On Thursday 25th March, the History of Art and Music Departments came together to stage their third annual evening celebrating the music and art of a distinctive cultural tradition. This year the theme was Jewish artists and composers, and the programme offered a rich survey of some of the key figures in the spheres of music, painting, and sculpture.
The musical programme began with the angular and technically dazzling 1st Movement of Gideon Klein’s String Trio performed with energy and skill by Poppy M, Lottie V, and Emily J. Like Poppy, the supremely gifted Bella B was offering Marlborough her swansong with a plaintive and poignant rendering of Gustav Mahler’s Oft denk ich, and further vocal contributions came from Neil S (Erich Korngold’s Glückwunsch, Toby M (Kurt Weill’s Stay Well), and Lottie V (Michael Tippet’s The Mother from Child of our Time). Instrumental performances ranged from Dima M’s virtuoso interpretation of Ernest Bloch’s Nigun, and the stirring folk strains of Larry Unger’s Klezmer Dances No. 1 and 2, played with appropriate vim by Flo M, Otto R, Paddy C, Maria T and Bo G.

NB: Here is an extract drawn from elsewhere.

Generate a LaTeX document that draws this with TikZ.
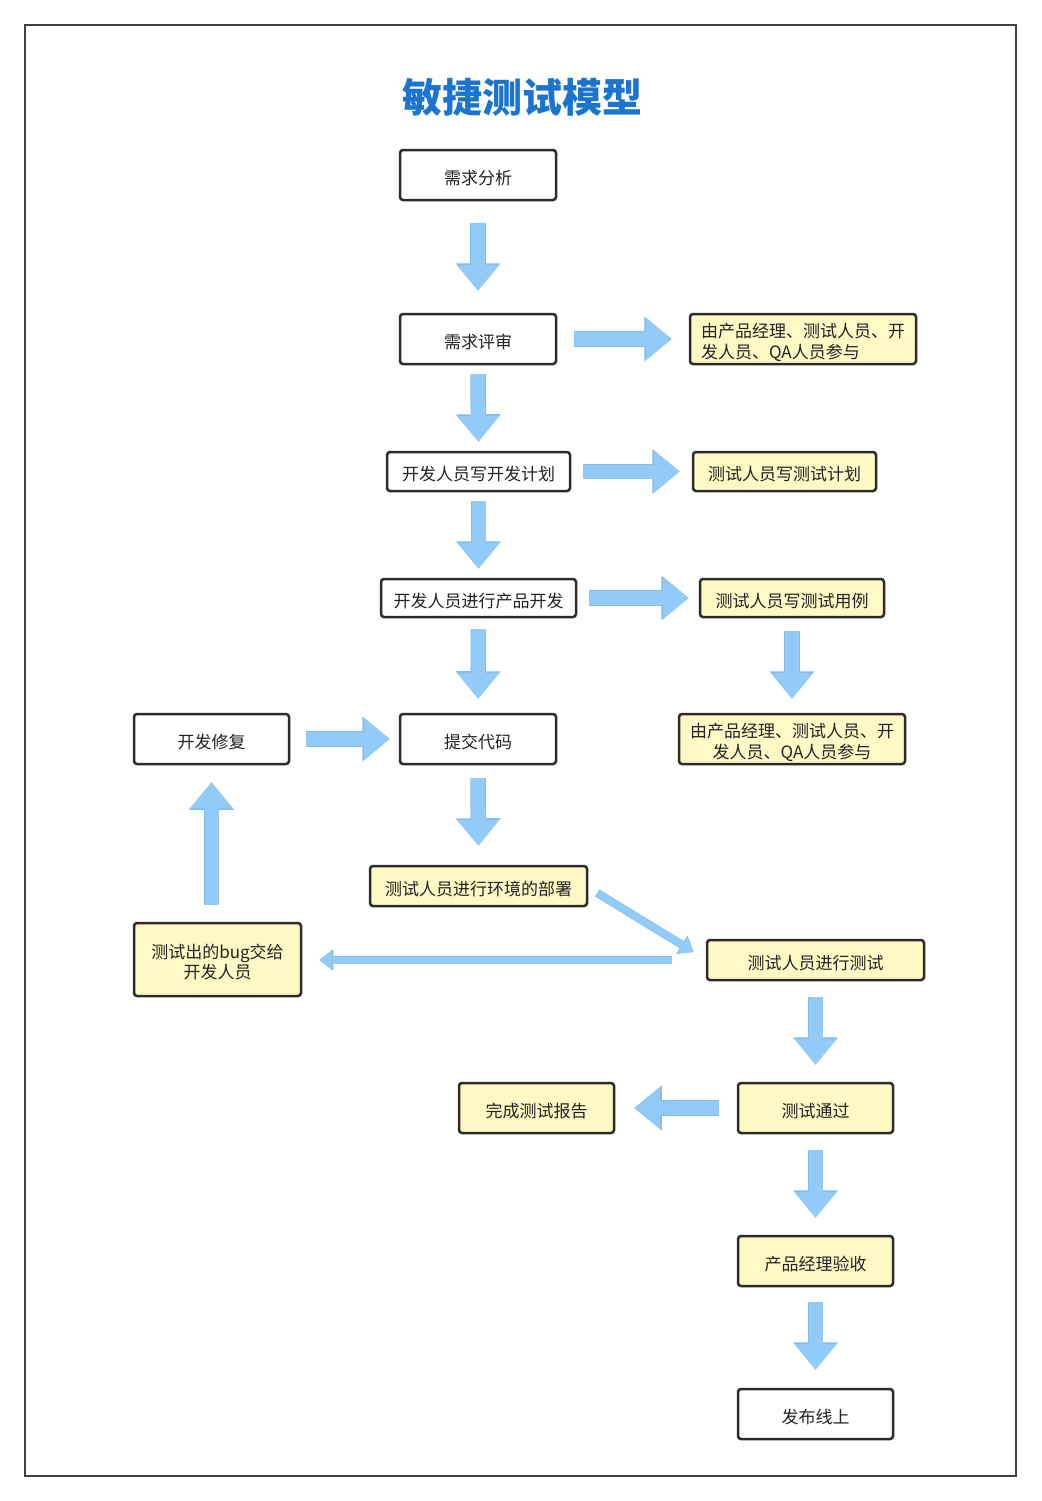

The painters and sculptors surveyed between the musical performances ranged from Camille Pissarro (Matilda M), Amadeo Modigliani (Daisy D), Jacob Epstein (Olivia W), Mark Gertler (Aoife G), Charlotte Salomon (Clemmie C), Tamara de Lempicka (Lexi M), Marc Chagall (Ottilie G), Oscar Nemon (Iona G), and Hans Feibusch (Sienna M). Each artist was represented by one characteristic work projected on giant scale above the stage. It was poignant indeed to reflect upon the often-sorrowful biographies of the artists as the music played, and to note, too, how many artists survived the horrors of the mid twentieth century through the humane sanctuary of other nations. The evening ended with a rousing rendition of Leonard Bernstein’s America, a fitting way to celebrate the marvellous cultural tradition that had inspired the evening as a whole.